Lasers have been widely used for decades in a variety of different industries, from metal fabrications to healthcare. It is only recently, though, that these technologies have become affordable enough for even the average consumer to take advantage of them. As a result, those looking to purchase their first laser cutting machine are often left at a loss as to where to turn for information, but choosing a machine doesn’t have to be hard if home craftsmen and small business owners follow the advice below.
Consider Applications
The first thing to do after deciding to invest in a laser cutter is to consider what it will be used for. Those who wish to work with metals will need to look into fiber laser cutters, which are specially designed to process a wide variety of reflective materials.
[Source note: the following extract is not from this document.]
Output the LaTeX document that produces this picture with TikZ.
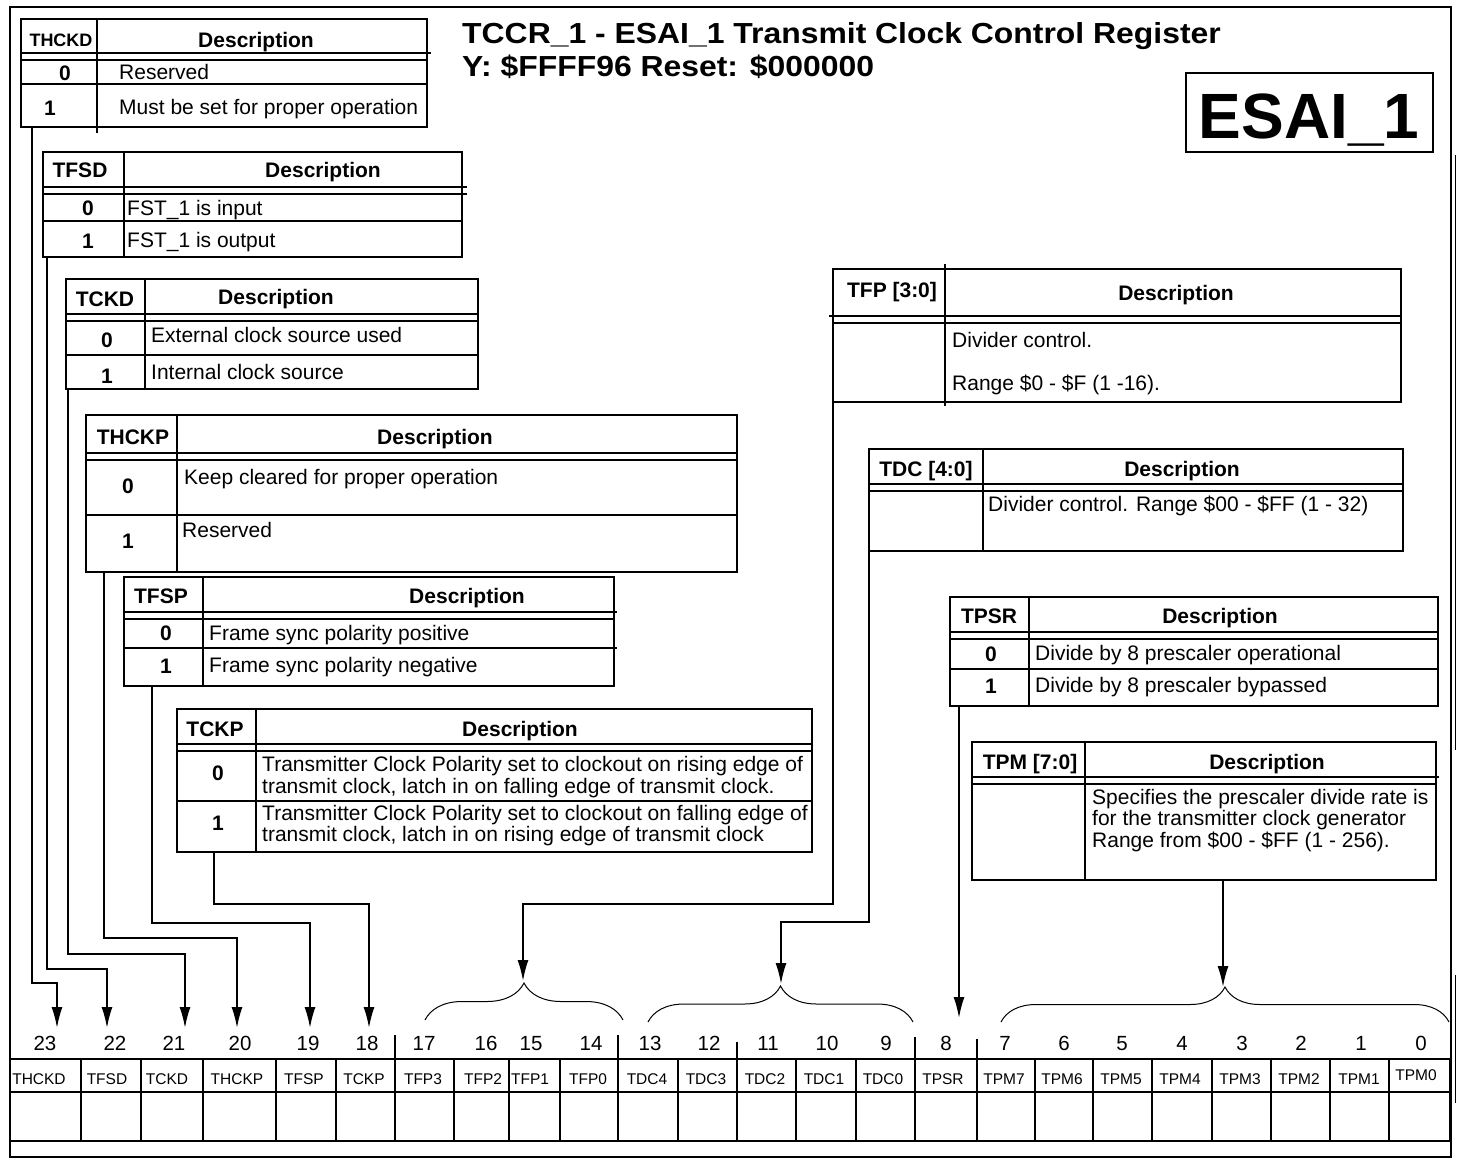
\documentclass[tikz,border=0pt]{standalone}
\usepackage{fontspec}
\setmainfont{Liberation Sans}
\usepackage{graphicx}
\usetikzlibrary{arrows.meta,decorations.pathreplacing}

\tikzset{
  tbl/.style={line width=1.6pt},
  conn/.style={line width=1.8pt, -{Latex[length=21pt,width=11pt]}},
  brc/.style={line width=1pt, decorate, decoration={brace, amplitude=#1}},
  key/.style={font=\bfseries\fontsize{21}{21}\selectfont, inner sep=0pt, anchor=base},
  dsc/.style={font=\fontsize{21}{21}\selectfont, inner sep=0pt, anchor=base west},
  bitno/.style={font=\fontsize{20.5}{21}\selectfont, inner sep=0pt, anchor=base},
  cellname/.style={font=\fontsize{15.5}{16}\selectfont, inner sep=0pt, anchor=base},
}

\begin{document}
\begin{tikzpicture}[x=1pt, y=-1pt]
    \useasboundingbox (0,0) rectangle (1458,1159);
    % frame
    \draw[line width=2.6pt] (10,7) rectangle (1451,1157);
    \draw[line width=1pt] (1455,155) -- (1455,750) (1455,975) -- (1455,1103);

    % title
    \node[anchor=base west, inner sep=0pt, font=\bfseries\fontsize{29}{29}\selectfont] (title1) at (462,43)
      {\scalebox{1.1}[1]{TCCR\_1 - ESAI\_1 Transmit Clock Control Register}};
    \node[anchor=base west, inner sep=0pt, font=\bfseries\fontsize{29}{29}\selectfont] (title2) at (462,76)
      {\scalebox{1.1}[1]{Y: \$FFFF96 Reset: \$000000}};
    \draw[line width=2.2pt] (1186,73) rectangle (1433,152);
    \node[anchor=base, inner sep=0pt, font=\bfseries\fontsize{64}{64}\selectfont] (esai) at (1309,138) {ESAI\_1};

    % bit tables: left/top/column/right/header/bottom
    \foreach \l/\t/\c/\r/\h/\b in {21/19/97/427/53/127, 43/152/124/462/187/257, 66/279/145/478/314/389,
        86/415/177/737/453/572, 124/577/203/614/612/686, 177/709/256/812/744/852,
        833/269/945/1401/316/402, 869/449/983/1403/484/551, 950/597/1029/1438/632/706, 972/742/1085/1436/777/880}
      \draw[tbl] (\l,\t) rectangle (\r,\b) (\c,\t) -- (\c,\b) (\l,\h) -- (\r,\h) (\l,\h+7) -- (\r,\h+7);
    \foreach \l/\r/\y in {21/427/84, 43/462/221, 66/478/355, 86/737/515, 124/614/648, 177/812/801, 950/1438/669}
      \draw[tbl] (\l,\y) -- (\r,\y);
    % small overshoots of the ruling
    \draw[tbl] (97,127) -- (97,133) (945,264) -- (945,269) (945,402) -- (945,406)
      (427,53) -- (431,53) (462,187) -- (467,187) (462,194) -- (467,194)
      (614,612) -- (617,612) (614,648) -- (617,648) (1436,777) -- (1439,777) (829,316) -- (833,316);

    % THCKD
    \node[key, font=\bfseries\fontsize{18}{18}\selectfont] (thckd-k) at (61,46) {THCKD};
    \node[key] (thckd-d) at (256,47) {Description};
    \node[key] (thckd-0) at (65,80) {0};
    \node[dsc] (thckd-t0) at (119,79) {Reserved};
    \node[key] (thckd-1) at (50,115) {1};
    \node[dsc] (thckd-t1) at (119,114) {Must be set for proper operation};
    % TFSD
    \node[key] (tfsd-k) at (80,177) {TFSD};
    \node[key] (tfsd-d) at (323,177) {Description};
    \node[key] (tfsd-0) at (88,215) {0};
    \node[dsc] (tfsd-t0) at (127,215) {FST\_1 is input};
    \node[key] (tfsd-1) at (88,248) {1};
    \node[dsc] (tfsd-t1) at (127,247) {FST\_1 is output};
    % TCKD
    \node[key] (tckd-k) at (105,306) {TCKD};
    \node[key] (tckd-d) at (276,304) {Description};
    \node[key] (tckd-0) at (107,347) {0};
    \node[dsc] (tckd-t0) at (151,342) {External clock source used};
    \node[key] (tckd-1) at (107,383) {1};
    \node[dsc] (tckd-t1) at (151,379) {Internal clock source};
    % THCKP
    \node[key] (thckp-k) at (133,444) {THCKP};
    \node[key] (thckp-d) at (435,444) {Description};
    \node[key] (thckp-0) at (128,493) {0};
    \node[dsc] (thckp-t0) at (184,484) {Keep cleared for proper operation};
    \node[key] (thckp-1) at (128,548) {1};
    \node[dsc] (thckp-t1) at (182,537) {Reserved};
    % TFSP
    \node[key] (tfsp-k) at (161,603) {TFSP};
    \node[key] (tfsp-d) at (467,603) {Description};
    \node[key] (tfsp-0) at (166,640) {0};
    \node[dsc] (tfsp-t0) at (209,640) {Frame sync polarity positive};
    \node[key] (tfsp-1) at (166,673) {1};
    \node[dsc] (tfsp-t1) at (209,672) {Frame sync polarity negative};
    % TCKP
    \node[key] (tckp-k) at (215,736) {TCKP};
    \node[key] (tckp-d) at (520,736) {Description};
    \node[key] (tckp-0) at (218,780) {0};
    \node[dsc] (tckp-t0a) at (262,771) {Transmitter Clock Polarity set to clockout on rising edge of};
    \node[dsc] (tckp-t0b) at (262,793) {transmit clock, latch in on falling edge of transmit clock.};
    \node[key] (tckp-1) at (218,830) {1};
    \node[dsc] (tckp-t1a) at (262,820) {Transmitter Clock Polarity set to clockout on falling edge of};
    \node[dsc] (tckp-t1b) at (262,841) {transmit clock, latch in on rising edge of transmit clock};
    % TFP
    \node[key] (tfp-k) at (892,297) {TFP [3:0]};
    \node[key] (tfp-d) at (1176,300) {Description};
    \node[dsc] (tfp-t0) at (952,347) {Divider control.};
    \node[dsc] (tfp-t1) at (952,390) {Range \$0 - \$F (1 -16).};
    % TDC
    \node[key] (tdc-k) at (926,476) {TDC [4:0]};
    \node[key] (tdc-d) at (1182,476) {Description};
    \node[dsc] (tdc-t0) at (988,511) {Divider control. Range \$00 - \$FF (1 - 32)};
    % TPSR
    \node[key] (tpsr-k) at (989,623) {TPSR};
    \node[key] (tpsr-d) at (1220,623) {Description};
    \node[key] (tpsr-0) at (991,661) {0};
    \node[dsc] (tpsr-t0) at (1035,660) {Divide by 8 prescaler operational};
    \node[key] (tpsr-1) at (991,693) {1};
    \node[dsc] (tpsr-t1) at (1035,692) {Divide by 8 prescaler bypassed};
    % TPM
    \node[key] (tpm-k) at (1030,769) {TPM [7:0]};
    \node[key] (tpm-d) at (1267,769) {Description};
    \node[dsc] (tpm-t0) at (1092,804) {Specifies the prescaler divide rate is};
    \node[dsc] (tpm-t1) at (1092,825) {for the transmitter clock generator};
    \node[dsc] (tpm-t2) at (1092,847) {Range from \$00 - \$FF (1 - 256).};

    % register
    \draw[tbl] (10,1059) -- (1450,1059) (10,1092) -- (1450,1092) (10,1141) -- (1450,1141);
    \foreach \x in {81,141,203,276,336,395,454,509,560,618,678,737,796,856,915,977,1035,1093,1152,1212,1271,1330,1389,1450}
      \draw[tbl] (\x,1059) -- (\x,1141);
    \foreach \x/\y in {395/1035,618/1035,737/1042,915/1037,977/1039}
      \draw[tbl] (\x,\y) -- (\x,1059);
    \foreach \b/\x in {23/45,22/115,21/174,20/240,19/308,18/367,17/424,16/486,15/531,14/591,13/650,12/709,
        11/768,10/827,9/886,8/946,7/1005,6/1064,5/1122,4/1182,3/1242,2/1301,1/1361,0/1421}
      \node[bitno] (bit\b) at (\x,1050) {\b};
    \foreach \n/\x in {THCKD/39,TFSD/107,TCKD/167,THCKP/237,TFSP/304,TCKP/364,TFP3/423,TFP2/483,TFP1/530,
        TFP0/588,TDC4/647,TDC3/706,TDC2/765,TDC1/824,TDC0/883,TPSR/943,TPM7/1004,TPM6/1062,TPM5/1121,
        TPM4/1180,TPM3/1240,TPM2/1299,TPM1/1359}
      \node[cellname] (f-\n) at (\x,1084) {\n};
    \node[cellname] (f-TPM0) at (1416,1080) {TPM0};

    % braces over the multi-bit fields
    \draw[brc=37pt] (425,1020) -- (623,1020);
    \draw[brc=36pt] (648,1022) -- (913,1022);
    \draw[brc=35pt] (1001,1022) -- (1449,1022);

    % connectors
    \coordinate (o-thckd) at (32,127);   \coordinate (a23) at (57,1028);
    \coordinate (o-tfsd) at (47,257);    \coordinate (a22) at (107,1028);
    \coordinate (o-tckd) at (68,389);    \coordinate (a21) at (185,1028);
    \coordinate (o-thckp) at (104,572);  \coordinate (a20) at (237,1028);
    \coordinate (o-tfsp) at (152,686);   \coordinate (a19) at (310,1028);
    \coordinate (o-tckp) at (214,852);   \coordinate (a18) at (369,1028);
    \coordinate (o-tfp) at (833,402);    \coordinate (a-tfp) at (523,981);
    \coordinate (o-tdc) at (869,551);    \coordinate (a-tdc) at (781,984);
    \coordinate (o-tpsr) at (959,706);   \coordinate (a8) at (959,1018);
    \coordinate (o-tpm) at (1223,880);   \coordinate (a-tpm) at (1223,987);
    \draw[conn] (o-thckd) -- (o-thckd |- 0,983) -| (a23);
    \draw[conn] (o-tfsd) -- (o-tfsd |- 0,969) -| (a22);
    \draw[conn] (o-tckd) -- (o-tckd |- 0,954) -| (a21);
    \draw[conn] (o-thckp) -- (o-thckp |- 0,938) -| (a20);
    \draw[conn] (o-tfsp) -- (o-tfsp |- 0,923) -| (a19);
    \draw[conn] (o-tckp) -- (o-tckp |- 0,904) -| (a18);
    \draw[conn] (o-tfp) -- (o-tfp |- 0,904) -| (a-tfp);
    \draw[conn] (o-tdc) -- (o-tdc |- 0,922) -| (a-tdc);
    \draw[conn] (o-tpsr) -- (a8);
    \draw[conn] (o-tpm) -- (a-tpm);
  \end{tikzpicture}
\end{document}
Craftsmen looking to work with organic materials like wood, glass, rubber, acrylic, leather, and fabric should instead look into CO2 lasers.
Consider Cost
Laser machines constitute a serious investment, so before even deciding whether or not to purchase one it’s a good idea to give some thought to whether or not it is truly worth the investment. Small business owners who fabricate gifts and novelty products typically find that they get quite a high return on their investments, as do artists and craftsmen who choose to use laser technology to mass-produce replicas of their work. Of course, home hobbyists who are looking to purchase laser cutters for model making or other personal projects will not be trying to make their money back, so for them, it’s largely a question of whether or not a laser cutter will help them enjoy the activities they already love even more.
Consider Power
Most laser machines have the capability to produce slight variations in available power depending on what kind of laser tube is being used. The majority of home hobbyists and business owners find that 60W lasers are sufficient to meet their needs, although some prefer to upgrade to 150W laser tubes just to be sure that they will have enough power. There’s no need for industrial-grade machines, which can operate at upwards of 1,000W, but are prohibitively expensive for nearly all consumers; a hobby-grade laser cutter will likely be able to perform any work that could be done in a home studio.